The roads are not racetracks nor are the vehicles racing cars or buses. The speed at which some drive on the road gives pause to whether they understand and appreciate that this public thoroughfare is for the use of the common good. Road courtesy is often cast aside and very often, notably with the commercial vehicles (minibuses, taxis, hire cars). There are drivers who are showing no regard for road etiquette and some of the private cars’ drivers are also mirroring similar behaviours.
It is basic etiquette to observe the traffic regulations and use of vehicles. These were learnt in the driving school and proof of knowledge demonstrated in the written and road tests before getting a license. These lessons are still valid every single day in the use of the road and should be practiced. Every traffic sign and symbol on the road is designed with the safety of the road user in mind, be that person pedestrian, cyclist, or motorist.
A young nation and small population like ours every life is important. Drivers who think they are invincible should remember the use of the roadway is not only for them but equally for others. They need not forget the trauma inflicted on their loved ones when there is damage to vehicles, injuries, loss of limbs or life.
It is recognised that commercial vehicles may feel the need to speed to meet the owners’ target for the day and or be able to make a little extra for themselves. While this hustle has become part of the minibus culture and understood, money must not come at the expense of safe use of the road and the lives of self and others.
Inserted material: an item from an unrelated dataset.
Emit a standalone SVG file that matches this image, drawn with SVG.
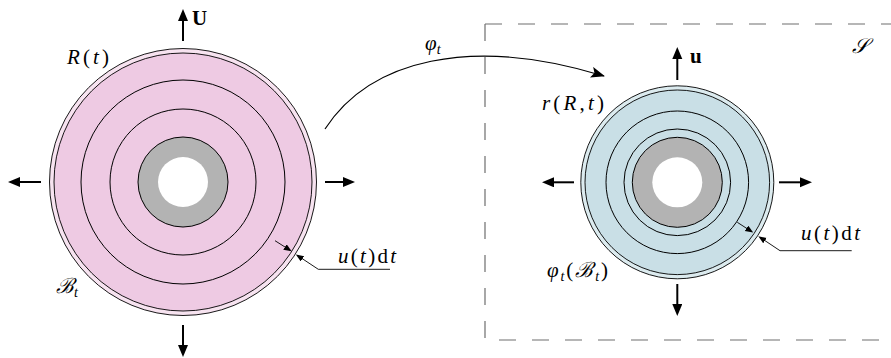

Outside of speed and road rage there is the dangerous tendency to drink and drive. Drunk driving kills. Drinking impairs judgement. A driver whose judgment is impaired imperils not only his or her life but that of others. The presence of Traffic Officers serves as reinforcers of the traffic laws but there need not be that presence to obey, at all times, traffic rules and etiquette.
It is not a happy place to be when countries in their advisory reports are warning their citizens about the traffic situation in Guyana. For instance, the United States is warning Americans that “traffic enforcement is poor, police sporadically enforce local traffic laws, and local drivers often drive recklessly [and] drivers often ignore stop signs and traffic signals.” This is not the image Guyanese should want portrayed about them. The road must be used for a public good, including observing traffic rules and treating other road users with respect.